◆ Aim of the task ◆
Look through the records below and give the number of lines holding the string "this", nothing more.

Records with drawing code

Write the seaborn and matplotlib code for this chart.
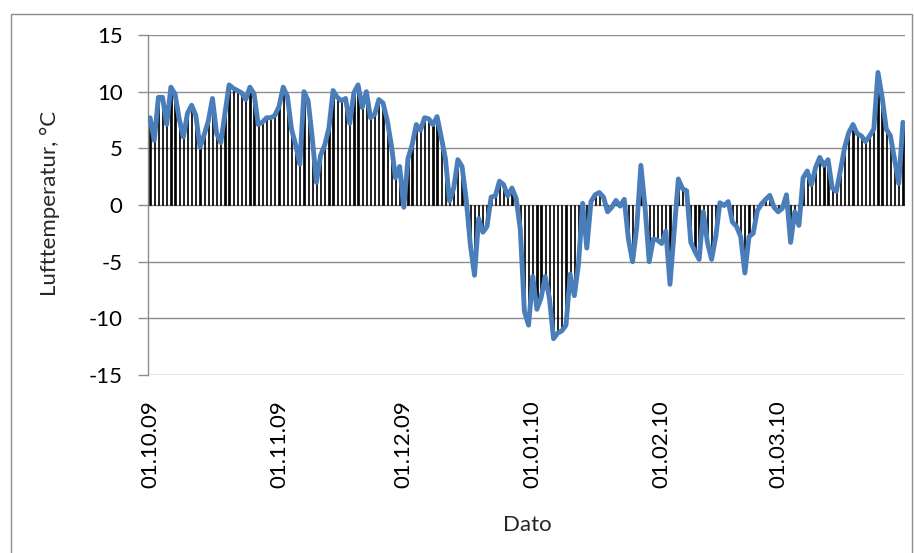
import numpy as np
import pandas as pd
import matplotlib
matplotlib.use("Agg")
import matplotlib.pyplot as plt
from matplotlib.patches import Rectangle
import seaborn as sns

# Daily air temperature, 01.10.2009 - 31.03.2010
oct09 = [7.7, 5.7, 9.5, 9.5, 7.1, 10.4, 9.8, 7.6, 6.0, 8.1, 8.8, 7.9, 5.1, 6.2, 7.4, 9.4,
         6.3, 5.5, 8.1, 10.6, 10.3, 10.1, 9.9, 9.3, 10.4, 9.8, 7.1, 7.3, 7.7, 7.7, 7.9]
nov09 = [8.7, 10.4, 9.6, 6.7, 5.3, 3.6, 10.0, 9.2, 5.9, 2.0, 4.4, 5.3, 6.8, 10.1, 9.5,
         9.2, 9.4, 7.2, 9.9, 10.6, 8.6, 10.0, 7.7, 8.0, 9.3, 9.0, 7.5, 5.3, 2.4, 3.4]
dec09 = [-0.2, 4.1, 5.3, 7.1, 6.6, 7.7, 7.6, 7.1, 7.8, 6.0, 4.1, 0.35, 1.5, 4.0, 3.4, 0.5,
         -3.5, -6.2, -1.2, -2.4, -1.9, 0.7, 0.8, 2.1, 1.8, 0.8, 1.5, 0.6, -2.1, -9.4, -10.6]
jan10 = [-6.3, -9.2, -8.2, -6.3, -8.2, -11.8, -11.3, -11.1, -10.6, -6.1, -8.0, -5.2, 0.15,
         -3.8, 0.3, 0.9, 1.1, 0.7, -0.6, -0.2, 0.4, -0.1, 0.5, -3.0, -5.0, -2.0, 3.5, -0.2,
         -5.0, -3.0, -3.1]
feb10 = [-3.4, -2.3, -7.0, -2.4, 2.3, 1.45, 1.25, -3.3, -4.1, -4.8, -0.6, -3.3, -4.8, -2.8,
         0.2, -0.05, 0.3, -1.5, -1.9, -2.8, -6.0, -2.8, -2.5, -0.5, 0.1, 0.5, 0.85, -0.2]
mar10 = [-0.6, -0.3, 0.9, -3.3, -0.6, -1.8, 2.4, 3.0, 1.8, 3.3, 4.2, 3.5, 4.0, 1.5, 1.2, 3.1,
         5.1, 6.4, 7.1, 6.3, 6.1, 5.6, 6.1, 6.7, 11.7, 9.5, 6.7, 6.1, 4.0, 1.9, 7.3]

tick_labels = ["01.10.09", "01.11.09", "01.12.09", "01.01.10", "01.02.10", "01.03.10"]
y_ticks = [-15, -10, -5, 0, 5, 10, 15]

temps = oct09 + nov09 + dec09 + jan10 + feb10 + mar10
month_lengths = [len(oct09), len(nov09), len(dec09), len(jan10), len(feb10), len(mar10)]
tick_pos = list(np.cumsum([0] + month_lengths[:-1]))

df = pd.DataFrame({"day": np.arange(len(temps)), "temp": temps})

sns.set_theme(style="white")
plt.rcParams["font.family"] = ["Lato", "DejaVu Sans"]

W, H = 914, 553
fig = plt.figure(figsize=(W / 100, H / 100), dpi=100)
ax = fig.add_axes([148 / W, 1 - 375 / H, (905 - 148) / W, (375 - 35) / H])

grid_c = "#8c8c8c"
for yv in y_ticks:
    ax.axhline(yv, color=grid_c, lw=1.0, zorder=0)

sns.barplot(data=df, x="day", y="temp", color="black", width=0.3,
            saturation=1, ax=ax, zorder=2, native_scale=True,
            edgecolor="black", linewidth=0.5)
sns.lineplot(data=df, x="day", y="temp", color="#4A7EBB", lw=3.5, ax=ax, zorder=3,
             solid_joinstyle="round", solid_capstyle="round")

ax.set_xlim(-0.5, len(temps) - 0.5)
ax.set_ylim(-15, 15)
ax.set_yticks(y_ticks)
ax.set_yticklabels([str(v) for v in y_ticks], fontsize=16, color="black")
ax.set_xticks(tick_pos)
ax.set_xticklabels(tick_labels, rotation=90, fontsize=16, va="top", color="black")
ax.tick_params(axis="y", length=7.2, width=1, color=grid_c, pad=11, left=True)
ax.tick_params(axis="x", length=0, pad=18)

for s in ["top", "right", "bottom"]:
    ax.spines[s].set_visible(False)
ax.spines["left"].set_color(grid_c)
ax.spines["left"].set_linewidth(1.0)

ax.set_xlabel("")
ax.set_ylabel("")
fig.text(527 / W, 1 - 525 / H, "Dato", fontsize=16, ha="center", va="center")
fig.text(50 / W, 1 - 203 / H, "Lufttemperatur, \u00b0C", fontsize=16,
         ha="center", va="center", rotation=90)

fig.patches.append(Rectangle((11 / W, -0.05), 901 / W, 1.05 - 14 / H,
                             transform=fig.transFigure, fill=False,
                             edgecolor="#8c8c8c", lw=1.0))

fig.savefig("out.png", dpi=100)
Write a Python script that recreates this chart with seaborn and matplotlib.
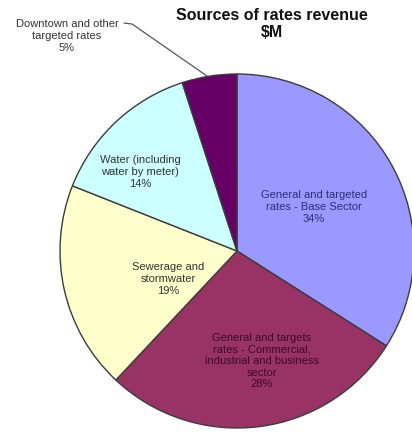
import matplotlib
matplotlib.use("Agg")
import matplotlib.pyplot as plt
import seaborn as sns

# Revenue shares (percent), clockwise from 12 o'clock
categories = [
    "General and targeted\nrates - Base Sector",
    "General and targets\nrates - Commercial,\nindustrial and business\nsector",
    "Sewerage and\nstormwater",
    "Water (including\nwater by meter)",
    "Downtown and other\ntargeted rates",
]
shares = [34, 28, 19, 14, 5]
colors = ["#9999FF", "#993366", "#FFFFCC", "#CCFFFF", "#660066"]
text_colors = ["#2E2E7A", "#3A0A22", "#333333", "#333333", "#333333"]

sns.set_theme(style="white")
plt.rcParams["font.family"] = ["Liberation Sans", "DejaVu Sans"]

W, H = 412, 440
fig = plt.figure(figsize=(W / 100, H / 100), dpi=100)
ax = fig.add_axes([0, 0, 1, 1])

# work in pixel units (y measured up from the bottom)
cx, cy, r = 237, H - 251, 177
ax.pie(shares, colors=colors, startangle=90, counterclock=False,
       center=(cx, cy), radius=r,
       wedgeprops=dict(edgecolor="#3c3c3c", linewidth=1.0))
ax.set_xlim(0, W)
ax.set_ylim(0, H)
ax.set_aspect("equal")
ax.axis("off")

# label anchors (x, y of the middle of each text block, from top)
label_pos = [(314, 207), (262, 361), (168, 279), (140, 172), (67, 36)]
for cat, val, (x, y), tc in zip(categories, shares, label_pos, text_colors):
    ax.text(x, H - y, f"{cat}\n{val}%", ha="center", va="center",
            fontsize=8, color=tc, linespacing=1.2)

# leader line for the small slice
ax.plot([124, 132, 207], [H - 23, H - 24, H - 76], color="#555555", lw=0.9)

ax.text(272, H - 24, "Sources of rates revenue\n$M", ha="center", va="center",
        fontsize=11.5, fontweight="bold", color="#111111", linespacing=1.1)

fig.savefig("out.png", dpi=100)
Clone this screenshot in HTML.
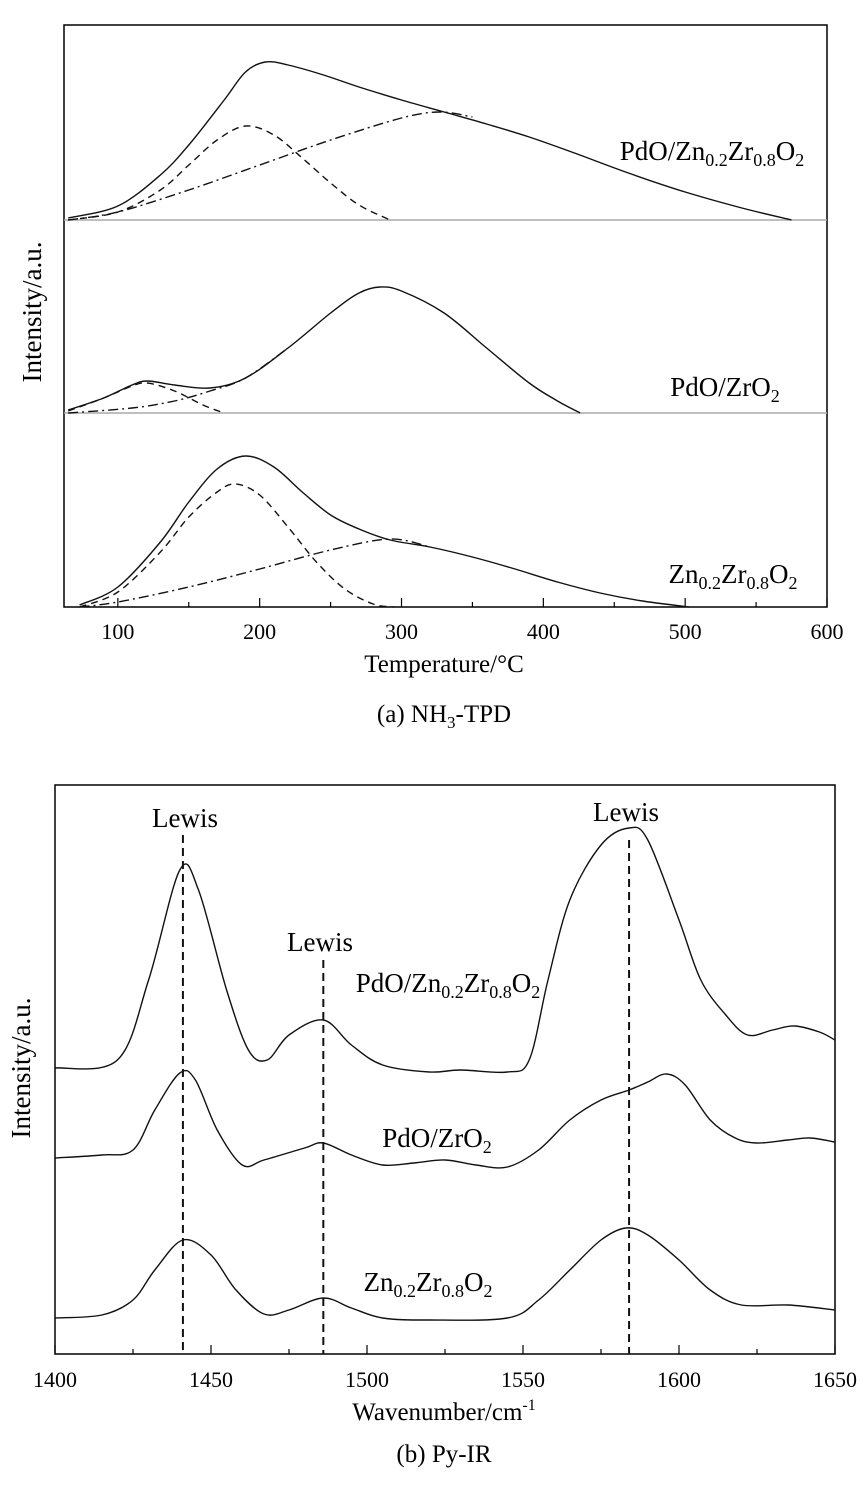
<!DOCTYPE html>
<html><head><meta charset="utf-8"><style>
body{margin:0;background:#fff;position:relative;}
svg{display:block;font-family:"Liberation Serif",serif;}
</style></head><body>
<svg id="fig" width="864" height="1498" viewBox="0 0 864 1498" xmlns="http://www.w3.org/2000/svg">
<g id="topChart"></g>
<g id="botChart"></g>
</svg>
<svg style="position:absolute;left:0;top:0" width="864" height="1498" xmlns="http://www.w3.org/2000/svg" font-family="Liberation Serif, serif">
<text x="712" y="160" font-size="27" text-anchor="middle">PdO/Zn<tspan font-size="18" dy="6">0.2</tspan><tspan dy="-6">Zr</tspan><tspan font-size="18" dy="6">0.8</tspan><tspan dy="-6">O</tspan><tspan font-size="18" dy="6">2</tspan></text>
<text x="725" y="396" font-size="27" text-anchor="middle">PdO/ZrO<tspan font-size="18" dy="6">2</tspan></text>
<text x="733" y="583" font-size="27" text-anchor="middle">Zn<tspan font-size="18" dy="6">0.2</tspan><tspan dy="-6">Zr</tspan><tspan font-size="18" dy="6">0.8</tspan><tspan dy="-6">O</tspan><tspan font-size="18" dy="6">2</tspan></text>
<text transform="translate(41,312) rotate(-90)" font-size="27" text-anchor="middle">Intensity/a.u.</text>
<text x="444" y="672" font-size="25" text-anchor="middle">Temperature/°C</text>
<text x="444" y="722" font-size="25" text-anchor="middle">(a) NH<tspan font-size="17" dy="6">3</tspan><tspan dy="-6">-TPD</tspan></text>
<text transform="translate(30,1068) rotate(-90)" font-size="27" text-anchor="middle">Intensity/a.u.</text>
<text x="444" y="1420" font-size="25" text-anchor="middle">Wavenumber/cm<tspan font-size="16" dy="-10">-1</tspan></text>
<text x="444" y="1462" font-size="25" text-anchor="middle">(b) Py-IR</text>
<text x="448" y="992" font-size="27" text-anchor="middle">PdO/Zn<tspan font-size="18" dy="6">0.2</tspan><tspan dy="-6">Zr</tspan><tspan font-size="18" dy="6">0.8</tspan><tspan dy="-6">O</tspan><tspan font-size="18" dy="6">2</tspan></text>
<text x="437" y="1147" font-size="27" text-anchor="middle">PdO/ZrO<tspan font-size="18" dy="6">2</tspan></text>
<text x="428" y="1291" font-size="27" text-anchor="middle">Zn<tspan font-size="18" dy="6">0.2</tspan><tspan dy="-6">Zr</tspan><tspan font-size="18" dy="6">0.8</tspan><tspan dy="-6">O</tspan><tspan font-size="18" dy="6">2</tspan></text>
<text x="185" y="827" font-size="27" text-anchor="middle">Lewis</text>
<text x="320" y="951" font-size="27" text-anchor="middle">Lewis</text>
<text x="626" y="821" font-size="27" text-anchor="middle">Lewis</text>
</svg>
<script>
// ---------- (a) NH3-TPD data (temperature °C, intensity a.u.) ----------
const tpdTicks=[100,200,300,400,500,600];
const tpdMinor=[150,250,350,450,550];
const s1Solid=[[65,2],[100,14],[130,45],[150,75],[175,120],[190,148],[204,158],[220,155],[245,145],[270,133],[300,120],[330,108],[360,96],[390,83],[420,68],[460,47],[500,28],[540,12],[575,0]];
const s1Dash=[[65,0],[100,8],[130,30],[150,55],[170,80],[190,94],[210,85],[230,62],[250,37],[270,15],[292,0]];
const s1DashDot=[[65,0],[100,8],[150,30],[200,55],[250,80],[300,102],[327,108],[350,103]];
const s2Solid=[[65,3],[90,15],[110,28],[121,32],[140,28],[165,25],[190,35],[220,65],[250,100],[270,120],[285,126],[300,122],[330,100],[360,65],[390,30],[410,12],[426,0]];
const s2Dash=[[65,2],[90,15],[110,27],[121,30],[140,22],[160,8],[175,0]];
const s2DashDot=[[65,0],[110,5],[140,12],[165,22],[190,35],[220,65]];
const s3Solid=[[73,2],[100,20],[130,65],[150,105],[170,138],[190,151],[210,140],[230,115],[250,92],[270,78],[292,67],[320,60],[350,50],[380,38],[410,25],[440,14],[470,6],[503,0]];
const s3Dash=[[73,0],[100,15],[130,55],[150,90],[170,115],[183,123],[200,112],[220,80],[240,45],[260,18],[280,3],[295,0]];
const s3DashDot=[[73,0],[100,5],[150,20],[200,38],[250,57],[292,68],[320,60]];
// ---------- (b) Py-IR data (wavenumber, intensity a.u.) ----------
const irTicks=[1400,1450,1500,1550,1600,1650];
const irMinor=[1425,1475,1525,1575,1625];
const irLewis=[1441,1486,1584];
const ir1=[[1400,286],[1420,294],[1430,374],[1440,484],[1446,464],[1455,364],[1462,304],[1468,294],[1475,319],[1486,334],[1495,309],[1505,289],[1520,282],[1530,284],[1545,282],[1552,294],[1558,374],[1565,454],[1575,509],[1584,526],[1590,514],[1600,434],[1607,374],[1615,339],[1622,319],[1630,324],[1637,328],[1645,322],[1650,314]];
const ir2=[[1400,196],[1415,199],[1425,204],[1432,244],[1440,281],[1445,274],[1452,224],[1460,189],[1467,194],[1480,206],[1486,211],[1495,199],[1505,189],[1515,191],[1525,194],[1535,189],[1545,187],[1555,204],[1565,234],[1575,254],[1584,264],[1590,272],[1596,280],[1602,269],[1610,234],[1618,216],[1625,211],[1635,214],[1642,216],[1650,212]];
const ir3=[[1400,36],[1415,39],[1425,54],[1432,84],[1441,114],[1450,99],[1458,64],[1467,40],[1475,44],[1486,56],[1495,46],[1505,36],[1520,34],[1545,36],[1555,54],[1565,84],[1575,114],[1583,126],[1590,119],[1600,94],[1610,64],[1620,49],[1635,49],[1650,44]];

const NS="http://www.w3.org/2000/svg";
function mk(parent,tag,attrs){const e=document.createElementNS(NS,tag);for(const k in attrs)e.setAttribute(k,attrs[k]);parent.appendChild(e);return e;}
function smooth(pts){let d="M"+pts[0][0].toFixed(1)+","+pts[0][1].toFixed(1);
 for(let i=0;i<pts.length-1;i++){const p0=pts[i-1]||pts[i],p1=pts[i],p2=pts[i+1],p3=pts[i+2]||p2;
  const c1=[p1[0]+(p2[0]-p0[0])/6,p1[1]+(p2[1]-p0[1])/6],c2=[p2[0]-(p3[0]-p1[0])/6,p2[1]-(p3[1]-p1[1])/6];
  d+="C"+c1.map(v=>v.toFixed(1)).join(",")+" "+c2.map(v=>v.toFixed(1)).join(",")+" "+p2.map(v=>v.toFixed(1)).join(",");}
 return d;}

// ---- top chart ----
const topG=document.getElementById('topChart');
const tx=t=>827-(600-t)*1.4183;
const TL=64,TR=827,TT=25,TB=607;
const base=[220,413,607];
const fr=mk(topG,'rect',{x:TL,y:TT,width:TR-TL,height:TB-TT,fill:'none',stroke:'#000','stroke-width':1.5});


[220,413].forEach((y,i)=>{const l=mk(topG,'line',{x1:TL,x2:TR,y1:y,y2:y,stroke:'#aaa','stroke-width':1.5});
 
 });
tpdTicks.forEach(t=>{const l=mk(topG,'line',{x1:tx(t),x2:tx(t),y1:TB,y2:TB-9,stroke:'#000','stroke-width':1.2});
 
 
 const tt=mk(topG,'text',{x:tx(t),y:TB+32,'font-size':22,'text-anchor':'middle'});tt.textContent=t;
 
 });
tpdMinor.forEach(t=>{const l=mk(topG,'line',{x1:tx(t),x2:tx(t),y1:TB,y2:TB-5,stroke:'#000','stroke-width':1.2});
 
 });
const series=[[s1Solid,s1Dash,s1DashDot],[s2Solid,s2Dash,s2DashDot],[s3Solid,s3Dash,s3DashDot]];
const styles=[null,'7,5','10,4,2,4'];
const kinds=['fitted','peak-low','peak-high'];
series.forEach((grp,i)=>grp.forEach((arr,j)=>{
 const p=mk(topG,'path',{d:smooth(arr.map(([t,v])=>[tx(t),base[i]-v])),fill:'none',stroke:'#111','stroke-width':1.4});
 if(styles[j])p.setAttribute('stroke-dasharray',styles[j]);
 
 }));

// ---- bottom chart ----
const botG=document.getElementById('botChart');
const bx=w=>55+(w-1400)*3.12;
const by=v=>1354-v;
const BL=55,BR=835,BT=785,BB=1354;
const fb=mk(botG,'rect',{x:BL,y:BT,width:BR-BL,height:BB-BT,fill:'none',stroke:'#000','stroke-width':1.5});


irTicks.forEach(w=>{const l=mk(botG,'line',{x1:bx(w),x2:bx(w),y1:BB,y2:BB-9,stroke:'#000','stroke-width':1.2});
 
 
 const t=mk(botG,'text',{x:bx(w),y:BB+33,'font-size':22,'text-anchor':'middle'});t.textContent=w;
 
 });
irMinor.forEach(w=>{const l=mk(botG,'line',{x1:bx(w),x2:bx(w),y1:BB,y2:BB-5,stroke:'#000','stroke-width':1.2});
 
 });
const lewisTop=[835,960,840];
irLewis.forEach((w,i)=>{const l=mk(botG,'line',{x1:bx(w),x2:bx(w),y1:lewisTop[i],y2:BB,stroke:'#111','stroke-width':2,'stroke-dasharray':'8,5'});
 
 });
[ir1,ir2,ir3].forEach((arr,i)=>{const p=mk(botG,'path',{d:smooth(arr.map(([w,v])=>[bx(w),by(v)])),fill:'none',stroke:'#111','stroke-width':1.4});
 
 });
</script>
</body></html>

◆ Reply ◆
3